Il y a également les projets que nous devons porter pour la Corse. Ce n'est pas comme si aujourd'hui, nous étions totalement tirés d'affaire sur l'énergie, l'hydraulique, les transports, le développement économique, la formation professionnelle, la culture, la langue, ce qu'est être Corse aujourd'hui et en 2050. J'ai toujours défendu une certaine conception de la vie publique et une certaine volonté de voir la Corse s'inscrire dans tel ou tel processus. Ce n'est pas en devenant député et président d'un groupe parlementaire que je vais abdiquer mes idées et encore moins ne pas me positionner.
 
- Quels sont les objectifs et enjeux pour la Corse ?
- Définir une position, une stratégie, une doctrine en tant qu'Horizons, parti qui a des élus à l'Assemblée Nationale, des élus locaux comme le maire d'Ajaccio et son premier adjoint. Nous sommes en capacité, modestement mais avec certitude, de participer aux débats qui ont lieu et à faire entendre notre position, nos sentiments sur ce que nous voulons pour le devenir de la Corse et de ses enfants. 
 
- La ville d'Ajaccio et la CAPA sont sous le coup d'une enquête de la JIRS qui a saisi plusieurs dossiers. De quoi s'agit-il et dans quel état d'esprit êtes-vous ?

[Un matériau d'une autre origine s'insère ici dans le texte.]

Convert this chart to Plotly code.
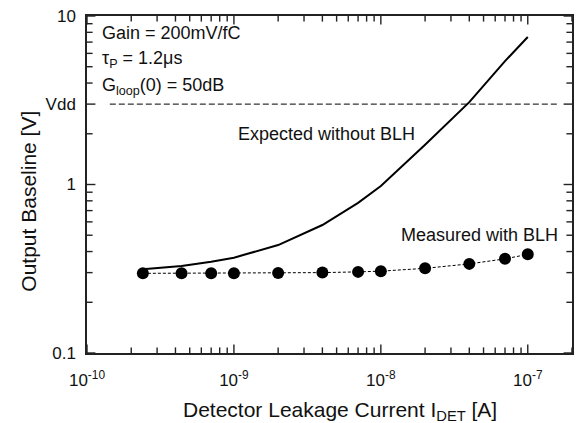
import plotly.graph_objects as go
import numpy as np

# ---- data ----
leak_current = [2.4e-10, 4.4e-10, 7e-10, 1e-9, 2e-9, 4e-9, 7e-9, 1e-8, 2e-8, 4e-8, 7e-8, 1e-7]
expected_no_blh = [0.314, 0.328, 0.348, 0.368, 0.437, 0.575, 0.778, 0.98, 1.72, 3.08, 5.4, 7.5]
measured_blh = [0.297, 0.297, 0.297, 0.297, 0.298, 0.300, 0.303, 0.306, 0.318, 0.338, 0.362, 0.385]
vdd_value = 3.0
vdd_span = [1.43e-10, 1.6e-7]

x_tickvals = [1e-10, 1e-9, 1e-8, 1e-7]
x_ticktext = ["10<sup>-10</sup>", "10<sup>-9</sup>", "10<sup>-8</sup>", "10<sup>-7</sup>"]
y_tickvals = [0.1, 1, 3, 10]
y_ticktext = ["0.1", "1", "Vdd", "10"]

x_minor = [m * 10.0 ** e for e in (-10, -9, -8, -7) for m in range(2, 10) if m * 10.0 ** e <= 2e-7]
y_minor = [m * 10.0 ** e for e in (-1, 0) for m in range(2, 10) if not (e == 0 and m == 3)]

FONT = "Arial"
XR = [-10, np.log10(2e-7)]
YR = [-1, 1]
AXC = "#222"

fig = go.Figure()
fig.add_trace(go.Scatter(x=vdd_span, y=[vdd_value, vdd_value], mode="lines",
                         line=dict(color="black", width=1, dash="6px,3px"),
                         showlegend=False, hoverinfo="skip"))
fig.add_trace(go.Scatter(x=leak_current, y=expected_no_blh, mode="lines",
                         line=dict(color="black", width=2), showlegend=False))
fig.add_trace(go.Scatter(x=leak_current, y=measured_blh, mode="lines+markers",
                         line=dict(color="black", width=1, dash="3px,2px"),
                         marker=dict(color="black", size=12), showlegend=False))

# inside tick marks on all four frame sides (markers clipped to the plot area,
# so only the inner half of each line symbol shows)
x_lo, x_hi = 10 ** XR[0], 10 ** XR[1]
y_lo, y_hi = 10 ** YR[0], 10 ** YR[1]


def tick_trace(xs, ys, symbol, size):
    return go.Scatter(x=xs, y=ys, mode="markers", showlegend=False, hoverinfo="skip",
                      marker=dict(symbol=symbol, size=size, color=AXC,
                                  line=dict(width=1.4, color=AXC)))


for vals, size in ((x_tickvals, 12), (x_minor, 8)):
    fig.add_trace(tick_trace(vals + vals, [y_lo] * len(vals) + [y_hi] * len(vals), "line-ns", size))
for vals, size in ((y_tickvals, 12), (y_minor, 8)):
    fig.add_trace(tick_trace([x_lo] * len(vals) + [x_hi] * len(vals), vals + vals, "line-ew", size))

tick_font = dict(size=17, color="#111")

fig.update_layout(
    xaxis=dict(type="log", range=XR, tickvals=x_tickvals, ticktext=x_ticktext,
               ticklabelstandoff=11, ticks="", showline=True, linecolor=AXC,
               linewidth=1.5, mirror=True, showgrid=False, zeroline=False,
               tickfont=tick_font),
    yaxis=dict(type="log", range=YR, tickvals=y_tickvals, ticktext=y_ticktext,
               ticklabelstandoff=6, ticks="", showline=True, linecolor=AXC,
               linewidth=1.5, mirror=True, showgrid=False, zeroline=False,
               tickfont=tick_font),
)

ann_font = dict(size=18, color="#111")
annotations = [
    dict(text="Gain = 200mV/fC", x=0.027, y=0.950),
    dict(text="τ<sub>P</sub> = 1.2μs", x=0.027, y=0.870),
    dict(text="G<sub>loop</sub>(0) = 50dB", x=0.027, y=0.790),
    dict(text="Expected without BLH", x=0.308, y=0.651),
    dict(text="Measured with BLH", x=0.644, y=0.349),
]
for a in annotations:
    fig.add_annotation(xref="paper", yref="paper", xanchor="left", yanchor="middle",
                       showarrow=False, font=ann_font, **a)

title_font = dict(size=21, color="#111")
fig.add_annotation(xref="paper", yref="paper", x=0.5226, y=-0.172, xanchor="center",
                   yanchor="middle", showarrow=False, font=title_font,
                   text="Detector Leakage Current I<sub>DET</sub> [A]")
fig.add_annotation(xref="paper", yref="paper", x=-0.121, y=0.450, xanchor="center",
                   yanchor="middle", showarrow=False, font=title_font, textangle=-90,
                   text="Output Baseline [V]")

fig.update_layout(width=581, height=423, margin=dict(l=87, r=7, t=15, b=70),
                  plot_bgcolor="white", showlegend=False,
                  font=dict(family=FONT))
fig.write_html("out.html")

- Je n'en ai aucune idée, je l'apprends parfois en lisant la presse. Les enquêteurs ont fait comme souvent une incursion à la CAPA et à la ville. Je n'ai pas vocation à commenter quelque chose dont je n'ai pas totalement connaissance. Mais plus largement, je suis totalement serein. J'ai passée huit années à servir la ville d'Ajaccio et la CAPA. J'entends beaucoup de commentaires mais je sais comment les choses se sont déroulées durant mon mandat. Je suis prêt à le dire et le redire à ceux qui se posent des questions et qui sont autorisés à le faire : les juges et les enquêteurs. Pour l'instant, je n'ai pas été convoqué mais si on me demande des explications sur tel ou tel sujet, je le ferai sans rien cacher. Tout a été fait dans le respect des législations et des réglementations. 
 
- Vous n'avez aucune idée des sujets qui pourraient être concernés ?
- Non, j'ai lu le journal comme tous aujourd'hui. Il y a des choses qui ont été prises en rapport avec des permis de construire qui sont passés devant le conseil municipal. Si vous voulez dissimuler quelque chose, il y a des moyens de faire moins publiques et moins démocratiques qu'un passage en conseil municipal avec des médias présents... En ce qui me concerne, j'ai toujours pris les décisions après avoir consulté les avis politiques et techniques et été conseillé par des avocats. Quand on prend des décisions pour une collectivité, on peut être amenés à commettre des fautes sans avoir l'intention d'en commettre donc on doit être accompagnés.
 
En revanche, pour ceux qui se posent des questions sur des porosités ou des pressions, je réaffirme que j'ai pu mener en toute liberté mes mandats sans subir aucune pression.